Colorists are also breaking long-standing routines. Many clients have followed the same four-week root schedule for years. New methods stretch appointments further apart and reduce maintenance. Transitions are planned gradually, often over six to eighteen months. Contrast is softened first, lighter pieces are added later, and full coverage is slowly reduced. On camera or in photos, it reads like better lighting, not a dramatic change.

London colorist Maya Clarke explains it simply: clients no longer want gray erased. They want it enhanced. The change is emotional as much as technical. It lowers chemical exposure, shortens chair time, and eases the pressure of constant upkeep.

  • Use the right language: Ask for gray blending, soft dimension, or translucent coverage instead of full coverage.
  • Bring references: Choose photos with a similar base color to set realistic expectations.
  • Start at the front: Face-framing areas benefit most from subtle light.
  • Plan the transition: Think in months, not a single appointment.
  • Support the look: Hydration, heat protection, and a flexible cut matter.
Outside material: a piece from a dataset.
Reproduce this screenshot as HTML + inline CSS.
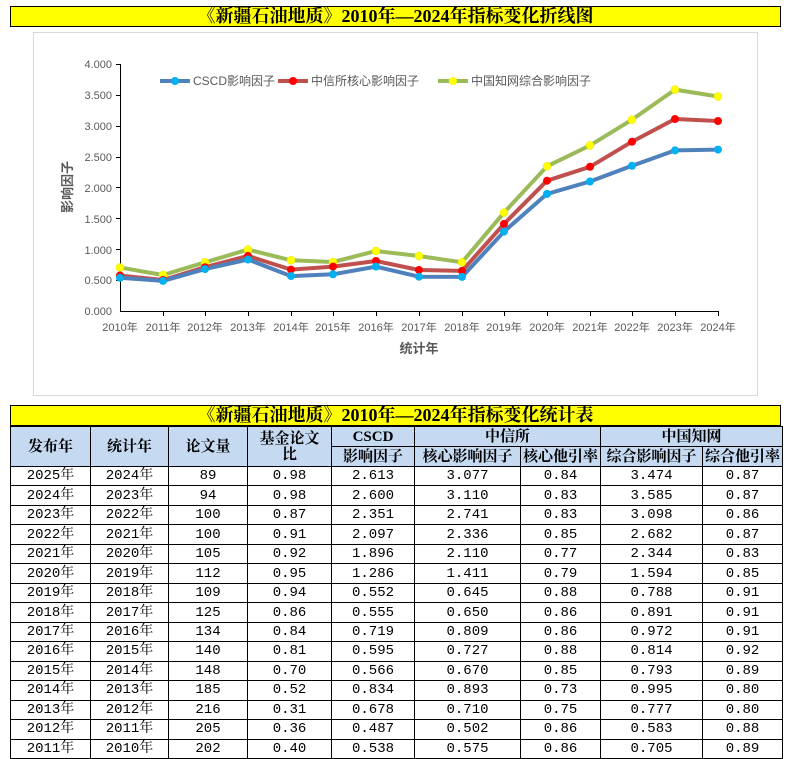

Looking Younger Without Becoming Someone Else

This trend isn’t about declaring gray fashionable. It’s about flexibility. When harsh root lines disappear, many people stop checking mirrors obsessively. On video calls, what shows is the light around the face and the movement of hair, not the exact shade at the scalp. Blended gray creates a soft halo effect, replacing the heavy, helmet-like look of solid dye.

The middle ground offers freedom. One month you lean into your darker shade. Later, a silver streak becomes part of your signature. That space allows choice and time. It also quiets a background anxiety: missed appointments, surprise photos, visible roots. Gray becomes part of the narrative, not a flaw to hide.

For many, the turning point is a simple sentence to a stylist: “I don’t want to hide it all anymore.” From there, conversations shift to real lifestyles and realistic definitions of looking younger. Hair color becomes evolution rather than secrecy.

Key Techniques and Why They Matter

  • Gray blending: Light and dark strands woven around gray reduce harsh roots and lower maintenance.
  • Translucent gloss: Semi-permanent toning adds shine and softness without full concealment.
  • Gradual transition: A multi-month plan avoids awkward phases and eases emotional stress.